ありのままに生きる

社会不適合なぼっちおやじが、自転車、ジョギング等々に現実逃避する日々を綴っています。

不確実性を飼いならす:予測不能な世界を読み解く科学

イアン・スチュアート  著 徳田 功 訳  「不確実性を飼いならす」メモ  

 

イアン・スチュアート著 徳田 功訳
「不確実性を飼いならす 予測不能な世界を読み解く科学」メモ

 

12 医療を統計する
----------------------------------------------------------------------------------
【まとめ】
・新たな治療法や新薬の適用に際しては臨床試験を行う。
臨床試験のすべての過程において、リスクに対する統計的考え方が深く関わっている。
臨床試験では、統計的手法を用いて治療や薬の効果の信頼性を評価する。
----------------------------------------------------------------------------------

 

・医療専門家、製薬会社、医療機器メーカー、医師は、治療が効果的かどうかを試験し、患者のリスクを減らす方法を編み出してきた。
・主なツールは統計。
・医療で生じる不確実性には主に三つのタイプがある。
 1 薬
 2 医療機器
 3 治療プロトコル

・これら三つは実験室で開発され、入念に試験された上で、実際に人が使う運びになる。
・試験には動物を用いる場合もある。
・試験の後半では、臨床試験、人に対する実験を行う。
臨床試験実施が許可されても、その試験が安全とは限らない。
・試験のすべての過程においてリスクに対する統計的考え方が深く関わっている。


・異なる環境では異なるタイプの臨床試験を運用する。
・少人数の被験者を対象にしたパイロット試験から始める。
パイロット試験は、その後の臨床試験の実験計画を改善できる。
・特別ひどいことが起きなければ、試験は拡大され、多数の被験者を対象に進められる。
・この段階では、統計的手法により、治療の効果についてより信頼性の高い評価を下す。


・承認されれば、その治療法を医師が患者に施すことが可能になる。
・研究者は治療結果のデータを収集し続ける。
・その治療の信頼性が高まることもあれば、新たな問題が判明することもある。


臨床試験の計画
臨床試験を設定する際に軸となるもの。
 1 試験で得られたデータの統計解析
 2 試験の実験計画(有益で信頼性の高いデータをえるための試験をどう設計するか)

・データ解析に用いる手法:収集するデータの種類と収集方法に影響を及ぼす。
・実験計画:収集可能なデータの範囲と結果の信頼性を左右する。


臨床試験では主に二つの点を調査する。
 1 治療効果はあるか?
 2 安全か?

・安全性と有効性の間にはトレードオフがある。
 →リスク
・有害事象に関わるリスク:それが発生する確率とそれがもたらす危害の大きさを掛け合わせたもの。


・実験計画法の重要な特徴の一つ:対照群を使うこと。
・対照群:薬や治療を与えられていない人々
・もう一つの特徴:試験を実施する条件
・実験者の無意識のバイアス(偏見)の問題。
・無作為化:薬を受け取る患者とプラセボを受け取る患者をランダムにきめる
・盲検法:被験者は薬を受け取ったのかプラセボを受け取ったのか知ってはならない


★フィッシャーの方法
・統計データの分析方法
1 パラメトリック
・パラメータ(平均、分散など)を含む特定の確率分布(二項分布、正規分布など)を用いてデータをモデル化。
・データに最もフィットするパラメータを求め、確率の高い誤差範囲やフィッティングの有意性を推定する。
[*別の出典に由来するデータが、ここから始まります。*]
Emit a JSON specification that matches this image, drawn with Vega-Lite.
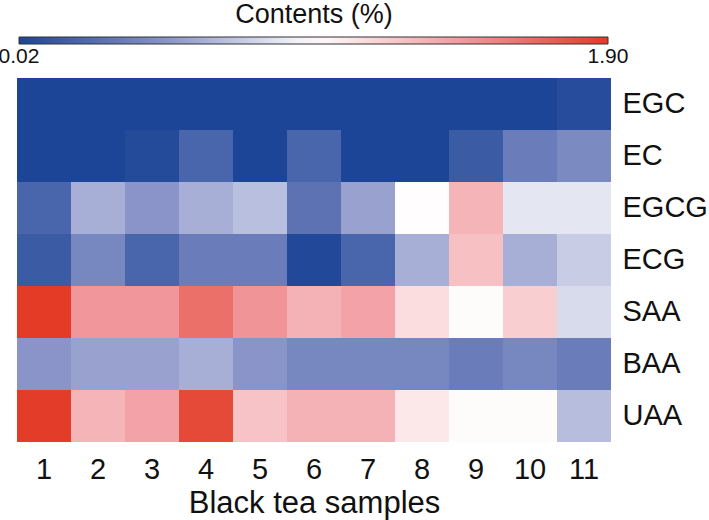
{
  "$schema": "https://vega.github.io/schema/vega-lite/v6.json",
  "autosize": {"type": "none"},
  "width": 594,
  "height": 364,
  "padding": {"left": 17, "top": 78, "right": 98, "bottom": 78},
  "background": "white",
  "config": {
    "font": "Liberation Sans",
    "view": {"stroke": null}
  },
  "data": {"values": [
    {"s":1,"c":"EGC","v":0.02},{"s":2,"c":"EGC","v":0.02},{"s":3,"c":"EGC","v":0.02},{"s":4,"c":"EGC","v":0.02},{"s":5,"c":"EGC","v":0.02},{"s":6,"c":"EGC","v":0.02},{"s":7,"c":"EGC","v":0.02},{"s":8,"c":"EGC","v":0.02},{"s":9,"c":"EGC","v":0.02},{"s":10,"c":"EGC","v":0.02},{"s":11,"c":"EGC","v":0.06},
    {"s":1,"c":"EC","v":0.02},{"s":2,"c":"EC","v":0.02},{"s":3,"c":"EC","v":0.05},{"s":4,"c":"EC","v":0.21},{"s":5,"c":"EC","v":0.02},{"s":6,"c":"EC","v":0.21},{"s":7,"c":"EC","v":0.02},{"s":8,"c":"EC","v":0.02},{"s":9,"c":"EC","v":0.15},{"s":10,"c":"EC","v":0.35},{"s":11,"c":"EC","v":0.43},
    {"s":1,"c":"EGCG","v":0.21},{"s":2,"c":"EGCG","v":0.61},{"s":3,"c":"EGCG","v":0.49},{"s":4,"c":"EGCG","v":0.61},{"s":5,"c":"EGCG","v":0.68},{"s":6,"c":"EGCG","v":0.29},{"s":7,"c":"EGCG","v":0.55},{"s":8,"c":"EGCG","v":0.97},{"s":9,"c":"EGCG","v":1.31},{"s":10,"c":"EGCG","v":0.85},{"s":11,"c":"EGCG","v":0.85},
    {"s":1,"c":"ECG","v":0.15},{"s":2,"c":"ECG","v":0.41},{"s":3,"c":"ECG","v":0.21},{"s":4,"c":"ECG","v":0.35},{"s":5,"c":"ECG","v":0.35},{"s":6,"c":"ECG","v":0.04},{"s":7,"c":"ECG","v":0.21},{"s":8,"c":"ECG","v":0.61},{"s":9,"c":"ECG","v":1.25},{"s":10,"c":"ECG","v":0.61},{"s":11,"c":"ECG","v":0.74},
    {"s":1,"c":"SAA","v":1.90},{"s":2,"c":"SAA","v":1.45},{"s":3,"c":"SAA","v":1.45},{"s":4,"c":"SAA","v":1.64},{"s":5,"c":"SAA","v":1.46},{"s":6,"c":"SAA","v":1.32},{"s":7,"c":"SAA","v":1.39},{"s":8,"c":"SAA","v":1.12},{"s":9,"c":"SAA","v":0.98},{"s":10,"c":"SAA","v":1.19},{"s":11,"c":"SAA","v":0.80},
    {"s":1,"c":"BAA","v":0.49},{"s":2,"c":"BAA","v":0.55},{"s":3,"c":"BAA","v":0.55},{"s":4,"c":"BAA","v":0.61},{"s":5,"c":"BAA","v":0.49},{"s":6,"c":"BAA","v":0.41},{"s":7,"c":"BAA","v":0.41},{"s":8,"c":"BAA","v":0.41},{"s":9,"c":"BAA","v":0.35},{"s":10,"c":"BAA","v":0.41},{"s":11,"c":"BAA","v":0.35},
    {"s":1,"c":"UAA","v":1.89},{"s":2,"c":"UAA","v":1.31},{"s":3,"c":"UAA","v":1.39},{"s":4,"c":"UAA","v":1.83},{"s":5,"c":"UAA","v":1.24},{"s":6,"c":"UAA","v":1.32},{"s":7,"c":"UAA","v":1.32},{"s":8,"c":"UAA","v":1.07},{"s":9,"c":"UAA","v":0.98},{"s":10,"c":"UAA","v":0.98},{"s":11,"c":"UAA","v":0.67}
  ]},
  "mark": {"type": "rect"},
  "encoding": {
    "x": {
      "field": "s", "type": "ordinal", "sort": "ascending",
      "axis": {
        "title": "Black tea samples", "titleFontSize": 31, "titleFontWeight": "normal", "titleColor": "#111",
        "labelFontSize": 29, "labelAngle": 0, "labelColor": "#111", "labelPadding": 13,
        "ticks": false, "domain": false, "titlePadding": 4
      }
    },
    "y": {
      "field": "c", "type": "nominal",
      "sort": ["EGC", "EC", "EGCG", "ECG", "SAA", "BAA", "UAA"],
      "axis": {
        "orient": "right", "title": null, "labelFontSize": 29, "labelColor": "#111",
        "labelPadding": 11, "ticks": false, "domain": false
      }
    },
    "color": {
      "field": "v", "type": "quantitative",
      "scale": {
        "domain": [0.02, 0.49, 0.96, 1.43, 1.90],
        "range": ["#1d4597", "#8a94c8", "#ffffff", "#f29aa0", "#e33b26"],
        "interpolate": "rgb"
      },
      "legend": {
        "orient": "none", "direction": "horizontal", "legendX": 2, "legendY": -76,
        "title": "Contents (%)", "titleFontSize": 27, "titleFontWeight": "normal", "titleColor": "#111",
        "titleAnchor": "middle", "titlePadding": 8,
        "gradientLength": 589, "gradientThickness": 7, "gradientStrokeColor": "#333", "gradientStrokeWidth": 1,
        "values": [0.02, 1.90], "format": ".2f", "labelFontSize": 21, "labelColor": "#111", "labelOffset": 2,
        "encode": {"labels": {"update": {"align": {"value": "center"}}}}
      }
    }
  }
}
;
2 ノンパラメトリック
・データのみを拠りどころとする。
・例:ヒストグラム

・フィッティングが良好な場合、パラメトリックな方法がよい。
・ノンパラメトリックな方法は柔軟性があり、根拠のない仮定を置く危険性もない。


<フィッシャーの方法>
・データの有意性を検定する。
パラメトリックな方法で、通常は正規分布に基づく。
・二つの対立仮説を比較する。
 帰無仮説:観測結果は純粋な偶然から生じたと主張
 対立仮説:そうではないと主張 
・対立仮説が正しいかどうかを知りたい。
帰無仮説を立て、与えられたデータが得られる確率を計算する。
・この確率は「p」と記載され、そこからp値という用語が生まれた。